Is Saturn about to give birth to a new moon called Peggy?

Apr 16, 2014

'We have not seen anything like this before' say scientists, as they spot a bulge in planet's ring

Photo by NASA/Getty Images

SCIENTISTS believe they are witnessing the formation of a new moon in our solar system for the first time in the history of humanity.

Images from Nasa's Cassini-Huygens space probe show a bulge in Saturn's 'A-ring', the planet's brightest and outermost ring, suggesting that a new moon is being formed there. Scientists say the new arrival, nicknamed 'Peggy', could soon join Saturn's 62 other moons.

"We have not seen anything like this before," said astronomer Carl Murray, lead author of a study in science journal Icarus, which outlined the findings. "We may be looking at the act of birth, where this object is leaving the rings and heading off to be a moon in its own right."

Scientists are hoping that the "birth" will shed light on how Saturn's larger moons formed over the last few billion years.

Peggy is likely to be tiny in comparison to the largest of Saturn's moons, Titan, which has a diameter of more than 3,100 miles and a mass nearly double that of Earth's moon.

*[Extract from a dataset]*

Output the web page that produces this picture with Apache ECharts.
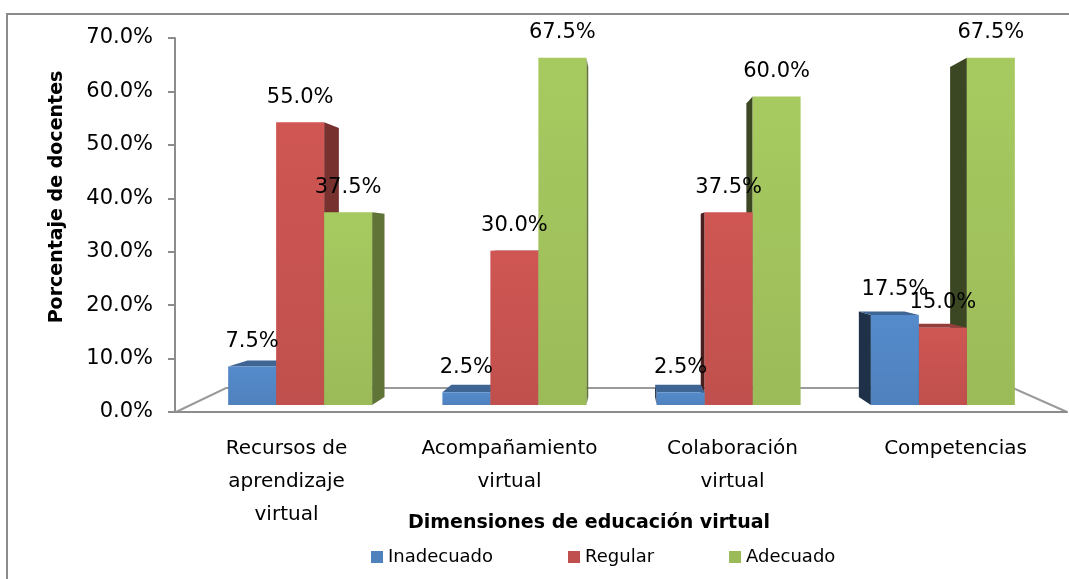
<!DOCTYPE html>
<html>
<head>
<meta charset="utf-8">
<script src="https://cdn.jsdelivr.net/npm/echarts@6/dist/echarts.min.js"></script>
<style>
  html, body { margin: 0; padding: 0; background: #fff; }
  #chart { width: 1069px; height: 579px; }
</style>
</head>
<body>
<div id="chart"></div>
<script>
// datos del gráfico
var categorias = ["Recursos de\naprendizaje\nvirtual", "Acompañamiento\nvirtual", "Colaboración\nvirtual", "Competencias"];
var nombres = ["Inadecuado", "Regular", "Adecuado"];
var inadecuado = [7.5, 2.5, 2.5, 17.5];
var regular = [55.0, 30.0, 37.5, 15.0];
var adecuado = [37.5, 67.5, 60.0, 67.5];
var colores = ["#4F81BD", "#C0504D", "#9BBB59"];

var FONT = "DejaVu Sans";
// punto de fuga para el efecto 3D
var VP = [625, 243];
var K = 0.049;

function shade(hex, f) {
  var n = parseInt(hex.slice(1), 16);
  var r = Math.min(255, Math.round(((n >> 16) & 255) * f));
  var g = Math.min(255, Math.round(((n >> 8) & 255) * f));
  var b = Math.min(255, Math.round((n & 255) * f));
  return "rgb(" + r + "," + g + "," + b + ")";
}
function back(p) {
  return [p[0] + (VP[0] - p[0]) * K, p[1] + (VP[1] - p[1]) * K];
}

function renderItem(params, api) {
  var idx = api.value(0);
  var base = api.coord([idx, 0]);
  var w = api.size([1, 0])[0] * 0.224;
  var bars = [];
  for (var s = 0; s < 3; s++) {
    var v = api.value(s + 1);
    var x0 = base[0] + (s - 1.5) * w;
    bars.push({ s: s, v: v, x0: x0, x1: x0 + w, yt: api.coord([idx, v])[1], yb: base[1] });
  }
  // pintar primero las barras más alejadas del punto de fuga
  var order = bars.slice().sort(function (a, b) {
    return Math.abs(b.x0 + w / 2 - VP[0]) - Math.abs(a.x0 + w / 2 - VP[0]);
  });
  var children = [];
  order.forEach(function (b) {
    var c = colores[b.s];
    var tl = [b.x0, b.yt], tr = [b.x1, b.yt], bl = [b.x0, b.yb], br = [b.x1, b.yb];
    if (b.x1 < VP[0]) {
      children.push({ type: "polygon", shape: { points: [tr, br, back(br), back(tr)] }, style: { fill: shade(c, 0.62) } });
    } else if (b.x0 > VP[0]) {
      children.push({ type: "polygon", shape: { points: [tl, bl, back(bl), back(tl)] }, style: { fill: shade(c, 0.38) } });
    }
    if (b.yt > VP[1]) {
      children.push({ type: "polygon", shape: { points: [tl, tr, back(tr), back(tl)] }, style: { fill: shade(c, 0.78) } });
    }
    children.push({
      type: "rect",
      shape: { x: b.x0, y: b.yt, width: w, height: b.yb - b.yt },
      style: {
        fill: {
          type: "linear", x: 0, y: 0, x2: 0, y2: 1,
          colorStops: [{ offset: 0, color: shade(c, 1.08) }, { offset: 1, color: c }]
        }
      }
    });
  });
  bars.forEach(function (b) {
    children.push({
      type: "text",
      style: {
        text: b.v.toFixed(1) + "%",
        x: (b.x0 + b.x1) / 2, y: b.yt - 25,
        align: "center", verticalAlign: "middle",
        fontSize: 21, fontFamily: FONT, fill: "#000"
      }
    });
  });
  return { type: "group", children: children };
}

var chart = echarts.init(document.getElementById("chart"));
var datos = categorias.map(function (c, i) {
  return [i, inadecuado[i], regular[i], adecuado[i]];
});

var series = [{
  type: "custom",
  xAxisIndex: 1,
  yAxisIndex: 1,
  renderItem: renderItem,
  data: datos,
  z: 3,
  silent: true
}];
nombres.forEach(function (n, i) {
  series.push({ name: n, type: "bar", xAxisIndex: 1, yAxisIndex: 1, data: [], itemStyle: { color: colores[i] } });
});

chart.setOption({
  animation: false,
  grid: [
    { left: 175, right: 2, top: 38, bottom: 167 },
    { left: 193, right: 19, top: 45, bottom: 174 }
  ],
  xAxis: [{
    type: "category",
    gridIndex: 0,
    data: categorias,
    axisLine: { lineStyle: { color: "#8c8c8c", width: 2 } },
    axisTick: { interval: 0, length: 7, lineStyle: { color: "#8c8c8c", width: 2 } },
    axisLabel: { interval: 0, hideOverlap: false, color: "#000", fontSize: 20, fontFamily: FONT, lineHeight: 33, margin: 20 }
  }, {
    type: "category",
    gridIndex: 1,
    data: categorias,
    show: false
  }],
  yAxis: [{
    type: "value",
    gridIndex: 0,
    min: 0, max: 70, interval: 10,
    axisLine: { show: true, lineStyle: { color: "#8c8c8c", width: 2 } },
    axisTick: { show: true, length: 7, lineStyle: { color: "#8c8c8c", width: 2 } },
    splitLine: { show: false },
    axisLabel: {
      color: "#000", fontSize: 21, fontFamily: FONT, margin: 22,
      formatter: function (v) { return v.toFixed(1) + "%"; }
    }
  }, {
    type: "value",
    gridIndex: 1,
    min: 0, max: 70,
    show: false
  }],
  legend: {
    data: nombres,
    left: 366, top: 543,
    icon: "rect",
    itemWidth: 12, itemHeight: 12,
    itemGap: 75,
    selectedMode: false,
    textStyle: { color: "#000", fontSize: 18, fontFamily: FONT }
  },
  graphic: [
    {
      type: "rect", z: 0,
      shape: { x: 7, y: 14, width: 1100, height: 600 },
      style: { fill: "none", stroke: "#8c8c8c", lineWidth: 2 }
    },
    {
      type: "polyline", z: 0,
      shape: { points: [[176, 412], [226, 388], [1013, 388], [1067, 412]] },
      style: { fill: "none", stroke: "#9a9a9a", lineWidth: 2 }
    },
    {
      type: "text", z: 5,
      x: 57, y: 197, rotation: Math.PI / 2,
      style: { text: "Porcentaje de docentes", align: "center", verticalAlign: "middle", fontSize: 19, fontWeight: "bold", fontFamily: FONT, fill: "#000" }
    },
    {
      type: "text", z: 5,
      x: 589, y: 523,
      style: { text: "Dimensiones de educación virtual", align: "center", verticalAlign: "middle", fontSize: 19, fontWeight: "bold", fontFamily: FONT, fill: "#000" }
    }
  ],
  series: series
});
</script>
</body>
</html>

Peggy would perhaps only be 0.5 miles in diameter – "really a moonlet", says Slate.

Its tiny size suggests that Saturn's satellite-bearing days may soon be over, says The Independent, with each successive moon appearing smaller than the last, as the supply of potentially moon-forming material is depleted.

"The theory holds that Saturn long ago had a much more massive ring system capable of giving birth to larger moons," says Murray. "As the moons formed near the edge, they depleted the rings and evolved, so the ones that formed earliest are the largest and the farthest out."

Saturn's rings are made from individual fragments of ice, with a small amount of rocky material, ranging in size from tiny particles to boulder-like lumps. It is thought that material gradually clumped together in orbit to gather enough momentum to separate and become a moon.

According to Nasa, the Cassini space probe's orbit will take it closer to the outer edge of the A ring in late 2016, providing an opportunity to study Peggy in more detail.